Here is the trace output, with some added comments:

(xinit #<undefined> #<undefined> #f)
(yinit 0 #<undefined> #<continuation>) ; note that x has already been assigned
(body 0 0 #<continuation>)
(body 1 new #f) ; so now x is not re-assigned
(1 . new)

Now, as to what the Scheme reports really do require. Here is the relevant section from R5RS:

library syntax: (letrec <bindings> <body>)

Syntax: <Bindings> should have the form ((<variable1> <init1>) ...), and <body> should be a sequence of one or more expressions. It is an error for a <variable> to appear more than once in the list of variables being bound.

Semantics: The <variable>s are bound to fresh locations holding undefined values, the <init>s are evaluated in the resulting environment (in some unspecified order), each <variable> is assigned to the result of the corresponding <init>, the <body> is evaluated in the resulting environment, and the value(s) of the last expression in <body> is(are) returned. Each binding of a <variable> has the entire letrec expression as its region, making it possible to define mutually recursive procedures.

(letrec ((even?
          (lambda (n)
            (if (zero? n)
                #t
                (odd? (- n 1)))))
         (odd?
          (lambda (n)
            (if (zero? n)
                #f
                (even? (- n 1))))))
  (even? 88))   
===>  #t

One restriction on letrec is very important: it must be possible to evaluate each <init> without assigning or referring to the value of any <variable>. If this restriction is violated, then it is an error. The restriction is necessary because Scheme passes arguments by value rather than by name. In the most common uses of letrec, all the <init>s are lambda expressions and the restriction is satisfied automatically.

The first sentence of the "Semantics" sections sounds like it requires all the assignments to happen after all the initialization clauses have been evaluated; though, as I said earlier, this isn't as explicit as it might be.

In R6RS and R7RS, the only substantial changes to this part of the specification is the addition of a requirement that:

the continuation of each <init> should not be invoked more than once.

R6RS and R7RS also add another binding construction, though: letrec*. This differs from letrec in two ways. First, it does specify a left-to-right evaluation order. Correlatively, the "restriction" noted above can be relaxed somewhat. It's now okay to reference the values of variables that have already been assigned their initial values:

It must be possible to evaluate each <init> without assigning or referring to the value of the corresponding <variable> or the <variable> of any of the bindings that follow it in <bindings>.

The second difference is with respect to our Q2. With letrec*, the specification now requires that the assignments take place after each initialization clause is evaluated. Here is the first paragraph of the "Semantics" from R7RS (draft 6):

Semantics: The <variable>s are bound to fresh locations, each <variable> is assigned in left-to-right order to the result of evaluating the corresponding <init>, the <body> is evaluated in the resulting environment, and the values of the last expression in <body> are returned.
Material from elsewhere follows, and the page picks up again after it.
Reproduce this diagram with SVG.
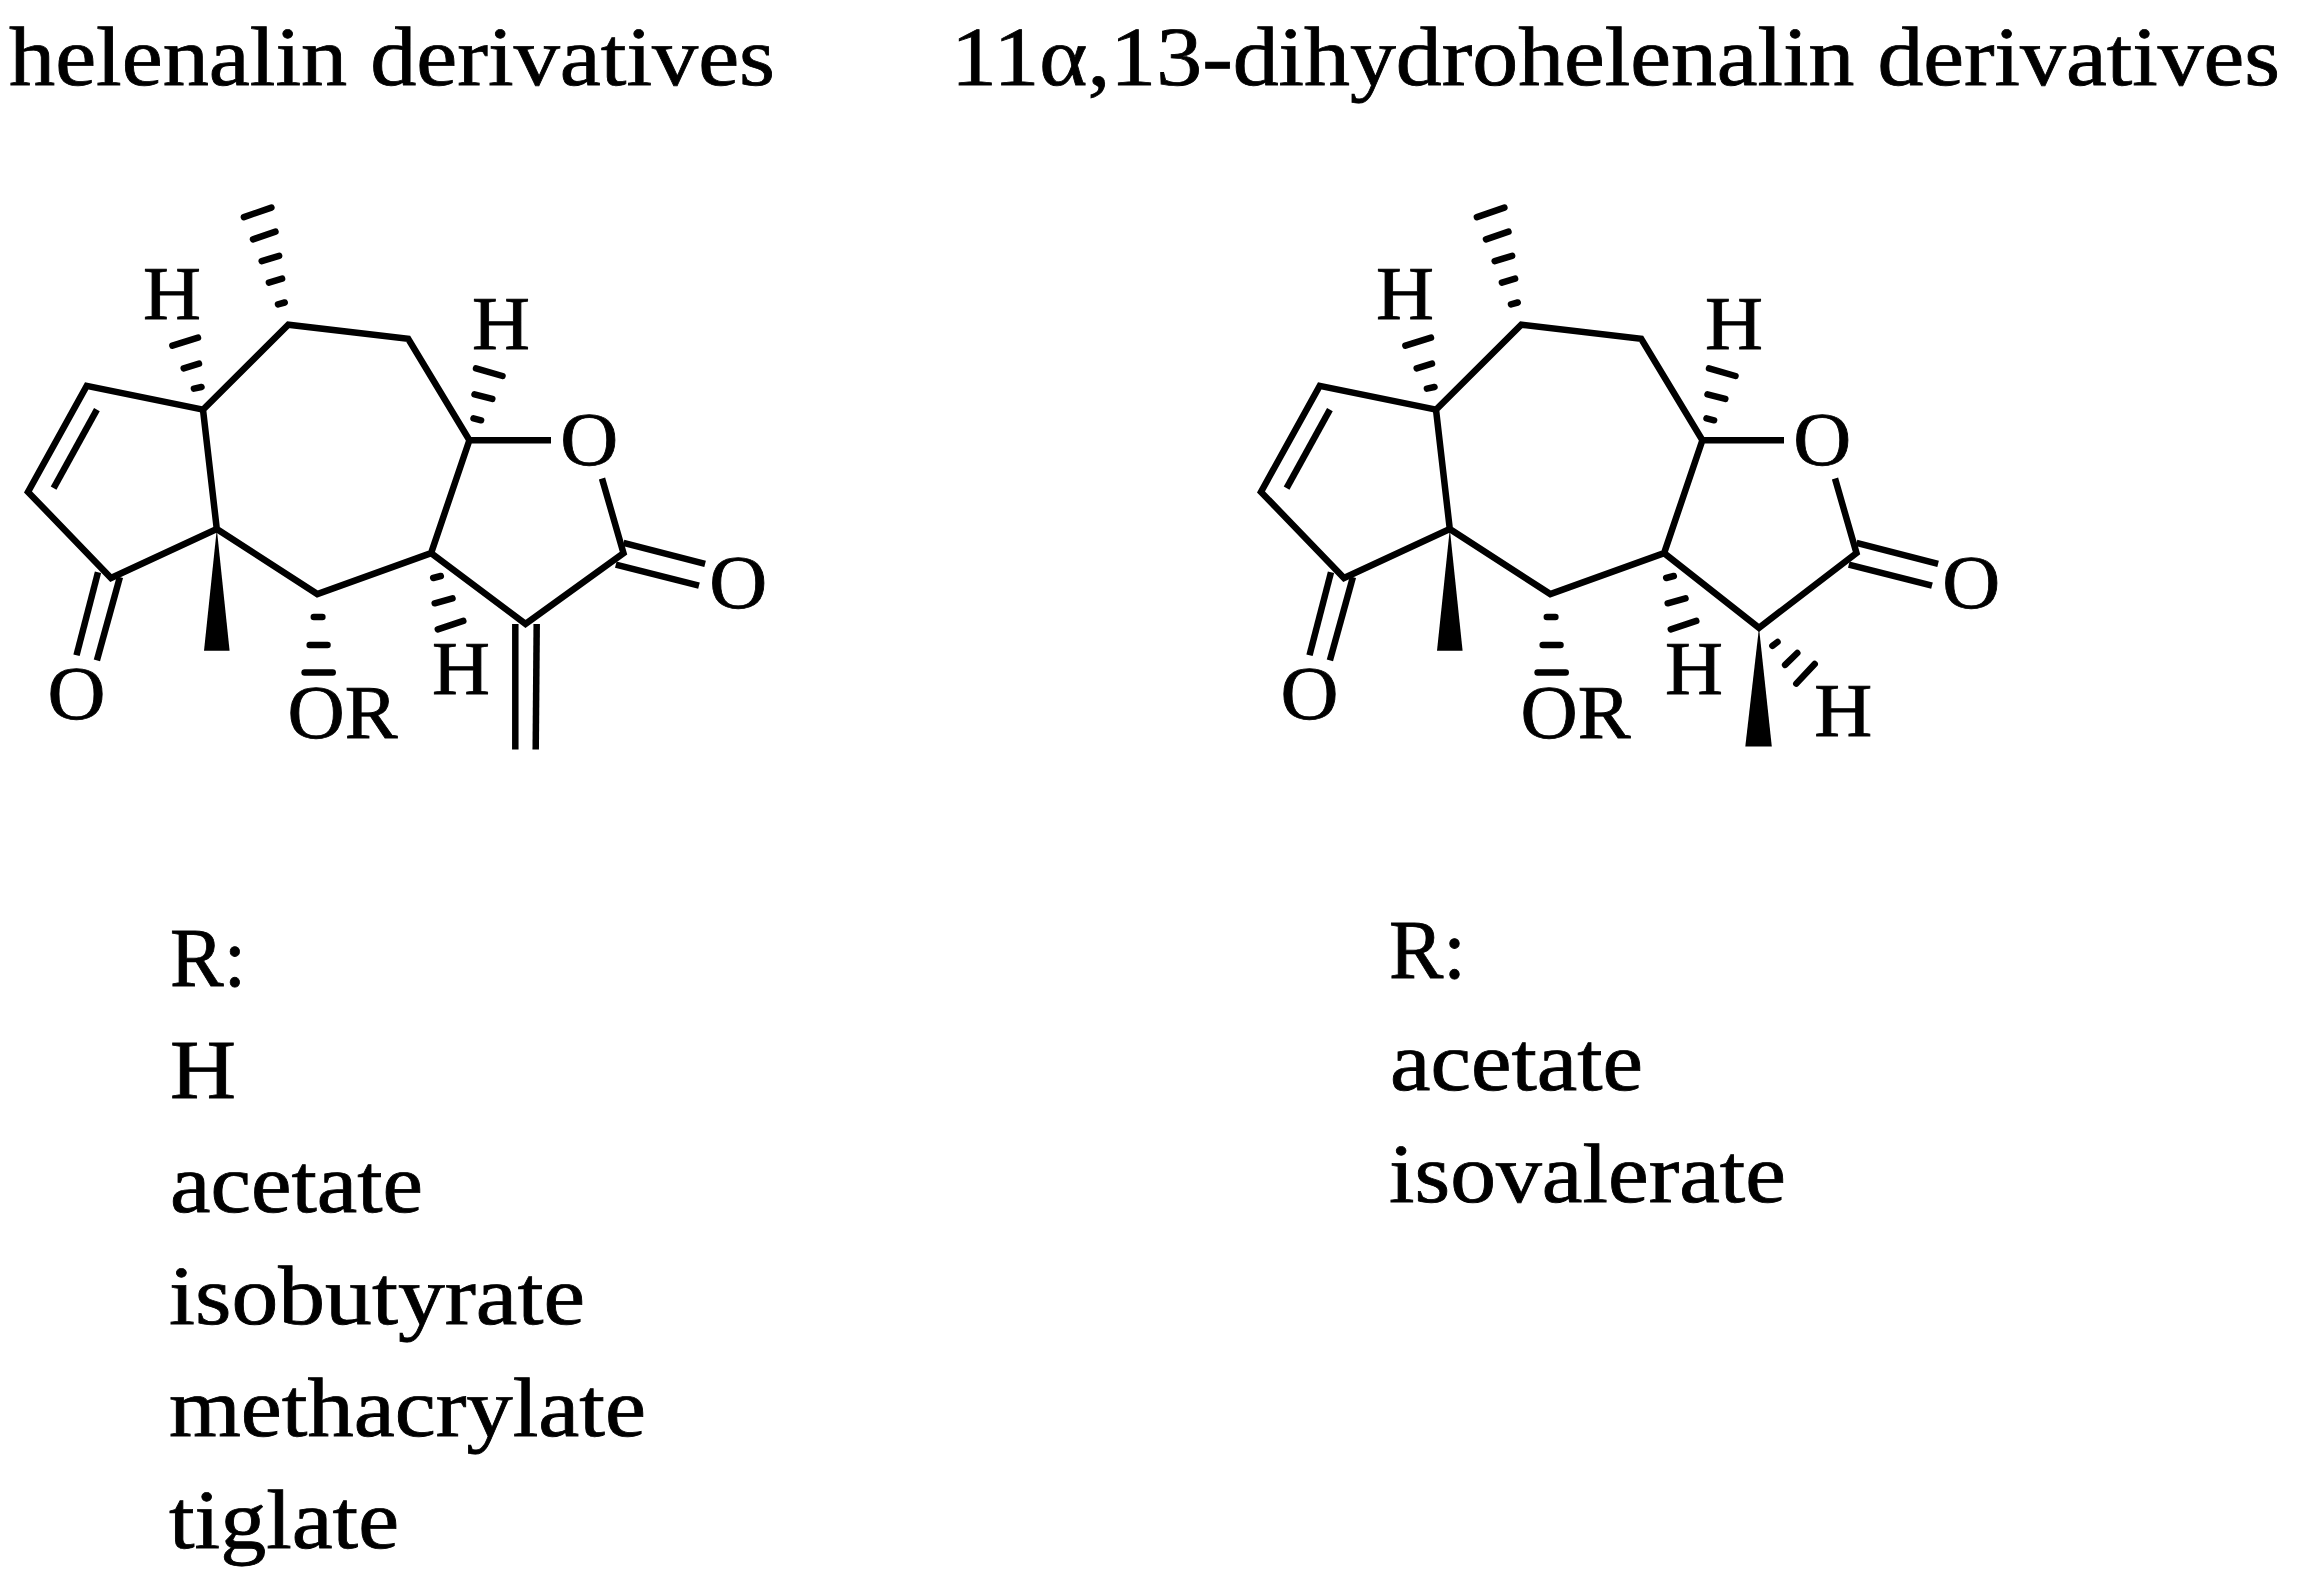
<svg xmlns="http://www.w3.org/2000/svg" width="2300" height="1591" viewBox="0 0 2300 1591">
<style>
text{font-family:"Liberation Serif","DejaVu Serif",serif;fill:#000;stroke:#000;stroke-width:.8;text-rendering:geometricPrecision}
.t{font-size:84px}
.a{font-size:76px;text-anchor:middle}
.b line,.b polyline{stroke:#000;stroke-width:6.5;fill:none;stroke-linejoin:miter}
.h line{stroke:#000;stroke-width:6.5;stroke-linecap:round}
</style>
<rect width="2300" height="1591" fill="#fff"/>
<g id="titles">
<text class="t" x="9" y="85" textLength="766" lengthAdjust="spacingAndGlyphs">helenalin derivatives</text>
<text class="t" x="951" y="85" textLength="1329" lengthAdjust="spacingAndGlyphs">11α,13-dihydrohelenalin derivatives</text>
</g>
<g id="helenalin">
<g id="helenalin-bonds" class="b">
<polyline points="551,440.2 469.4,440.2 408.2,338.8 288.3,324.7 203,409.6 216.8,529 317.3,594.1 431.1,553.1 469.4,440.2"/>
<polyline points="203,409.6 86.7,385.9 28,491.9 111,578 216.8,529"/>
<line x1="96.9" y1="409.6" x2="53.6" y2="488.1"/>
<polyline points="431.1,553.1 525.5,623.9 623.5,553.1 602,478.5"/>
<line x1="623.5" y1="542.8" x2="705.1" y2="563.8"/>
<line x1="615.8" y1="564.6" x2="699" y2="585.7"/>
<line x1="98" y1="572.3" x2="76.5" y2="655.3"/>
<line x1="119.9" y1="577.2" x2="96.9" y2="660.3"/>
<line x1="515.3" y1="624" x2="515.3" y2="749.5"/>
<line x1="536.7" y1="624" x2="535.7" y2="749.5"/>
</g>
<polygon id="helenalin-wedge" points="216.8,529 204,650.7 229.6,650.7" fill="#000"/>
<g id="helenalin-hash" class="h">
<line x1="278" y1="304.4" x2="284.7" y2="302.5"/><line x1="268.9" y1="282.6" x2="282.1" y2="278.7"/><line x1="261.7" y1="261.1" x2="279.1" y2="255.8"/><line x1="253" y1="239.3" x2="275.5" y2="231.7"/><line x1="243.9" y1="217.1" x2="271.4" y2="207.6"/>
<line x1="193.9" y1="388.6" x2="201.5" y2="387"/><line x1="183.7" y1="368.3" x2="199" y2="363.7"/><line x1="172.4" y1="345.7" x2="198" y2="337.7"/>
<line x1="473.5" y1="418.4" x2="481.1" y2="420.3"/><line x1="474.5" y1="394.3" x2="492.3" y2="398.9"/><line x1="476" y1="368.3" x2="502.5" y2="376"/>
<line x1="433.2" y1="578" x2="440.8" y2="576"/><line x1="434.7" y1="603.3" x2="452.5" y2="598.3"/><line x1="437.8" y1="629.3" x2="463.3" y2="620.9"/>
<line x1="313.8" y1="617" x2="322.4" y2="617"/><line x1="309.7" y1="645" x2="327.5" y2="645"/><line x1="304.6" y1="672.5" x2="332.7" y2="672.5"/>
</g>
<g id="helenalin-atoms">
<text class="a" x="172" y="318.5" textLength="58" lengthAdjust="spacingAndGlyphs">H</text>
<text class="a" x="501" y="349" textLength="58" lengthAdjust="spacingAndGlyphs">H</text>
<text class="a" x="461" y="694" textLength="58" lengthAdjust="spacingAndGlyphs">H</text>
<text class="a" x="589.3" y="465" textLength="58" lengthAdjust="spacingAndGlyphs">O</text>
<text class="a" x="738.3" y="608" textLength="58" lengthAdjust="spacingAndGlyphs">O</text>
<text class="a" x="76.5" y="719" textLength="58" lengthAdjust="spacingAndGlyphs">O</text>
<text class="a" x="342.5" y="738" textLength="110" lengthAdjust="spacingAndGlyphs">OR</text>
</g>
</g>
<g id="dihydrohelenalin" transform="translate(1233 0)">
<g id="dihydro-bonds" class="b">
<polyline points="551,440.2 469.4,440.2 408.2,338.8 288.3,324.7 203,409.6 216.8,529 317.3,594.1 431.1,553.1 469.4,440.2"/>
<polyline points="203,409.6 86.7,385.9 28,491.9 111,578 216.8,529"/>
<line x1="96.9" y1="409.6" x2="53.6" y2="488.1"/>
<polyline points="431.1,553.1 526,627.8 623.5,553.1 602,478.5"/>
<line x1="623.5" y1="542.8" x2="705.1" y2="563.8"/>
<line x1="615.8" y1="564.6" x2="699" y2="585.7"/>
<line x1="98" y1="572.3" x2="76.5" y2="655.3"/>
<line x1="119.9" y1="577.2" x2="96.9" y2="660.3"/>
</g>
<polygon id="dihydro-wedge-1" points="216.8,529 204,650.7 229.6,650.7" fill="#000"/>
<polygon id="dihydro-wedge-2" points="526,627.8 512.3,746.4 538.8,746.4" fill="#000"/>
<g id="dihydro-hash" class="h">
<line x1="278" y1="304.4" x2="284.7" y2="302.5"/><line x1="268.9" y1="282.6" x2="282.1" y2="278.7"/><line x1="261.7" y1="261.1" x2="279.1" y2="255.8"/><line x1="253" y1="239.3" x2="275.5" y2="231.7"/><line x1="243.9" y1="217.1" x2="271.4" y2="207.6"/>
<line x1="193.9" y1="388.6" x2="201.5" y2="387"/><line x1="183.7" y1="368.3" x2="199" y2="363.7"/><line x1="172.4" y1="345.7" x2="198" y2="337.7"/>
<line x1="473.5" y1="418.4" x2="481.1" y2="420.3"/><line x1="474.5" y1="394.3" x2="492.3" y2="398.9"/><line x1="476" y1="368.3" x2="502.5" y2="376"/>
<line x1="433.2" y1="578" x2="440.8" y2="576"/><line x1="434.7" y1="603.3" x2="452.5" y2="598.3"/><line x1="437.8" y1="629.3" x2="463.3" y2="620.9"/>
<line x1="313.8" y1="617" x2="322.4" y2="617"/><line x1="309.7" y1="645" x2="327.5" y2="645"/><line x1="304.6" y1="672.5" x2="332.7" y2="672.5"/>
<line x1="539.4" y1="645.8" x2="544.5" y2="642"/><line x1="552.1" y1="664.9" x2="564.3" y2="653"/><line x1="563.3" y1="683.6" x2="581.7" y2="664"/>
</g>
<g id="dihydro-atoms">
<text class="a" x="172" y="318.5" textLength="58" lengthAdjust="spacingAndGlyphs">H</text>
<text class="a" x="501" y="349" textLength="58" lengthAdjust="spacingAndGlyphs">H</text>
<text class="a" x="461" y="694" textLength="58" lengthAdjust="spacingAndGlyphs">H</text>
<text class="a" x="610.3" y="735.7" textLength="58" lengthAdjust="spacingAndGlyphs">H</text>
<text class="a" x="589.3" y="465" textLength="58" lengthAdjust="spacingAndGlyphs">O</text>
<text class="a" x="738.3" y="608" textLength="58" lengthAdjust="spacingAndGlyphs">O</text>
<text class="a" x="76.5" y="719" textLength="58" lengthAdjust="spacingAndGlyphs">O</text>
<text class="a" x="342.5" y="738" textLength="110" lengthAdjust="spacingAndGlyphs">OR</text>
</g>
</g>
<g id="list-left">
<text class="t" x="170" y="986" textLength="76" lengthAdjust="spacingAndGlyphs">R:</text>
<text class="t" x="170" y="1098" textLength="66" lengthAdjust="spacingAndGlyphs">H</text>
<text class="t" x="170" y="1211.5" textLength="253" lengthAdjust="spacingAndGlyphs">acetate</text>
<text class="t" x="169" y="1324" textLength="416" lengthAdjust="spacingAndGlyphs">isobutyrate</text>
<text class="t" x="169" y="1436" textLength="477" lengthAdjust="spacingAndGlyphs">methacrylate</text>
<text class="t" x="169" y="1548" textLength="230" lengthAdjust="spacingAndGlyphs">tiglate</text>
</g>
<g id="list-right">
<text class="t" x="1389" y="978" textLength="77" lengthAdjust="spacingAndGlyphs">R:</text>
<text class="t" x="1390" y="1090" textLength="253" lengthAdjust="spacingAndGlyphs">acetate</text>
<text class="t" x="1389" y="1202" textLength="397" lengthAdjust="spacingAndGlyphs">isovalerate</text>
</g>
</svg>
Despite the left-to-right evaluation and assignment order, each binding of a <variable> has the entire letrec* expression as its region, making it possible to define mutually recursive procedures.

So Chicken, and Racket using #lang racket---and many other implementations---seem in fact to implement their letrecs as letrec*s.



回答2:

The reason for this being evaluated to 1 is because of (set! x 1). If instead of 1 you set x to 0 then it will result in zero. This is because the continuation variable cont which is storing the continuation is actually storing the continuation for y and not for x as it is being set to y's continuation after x's.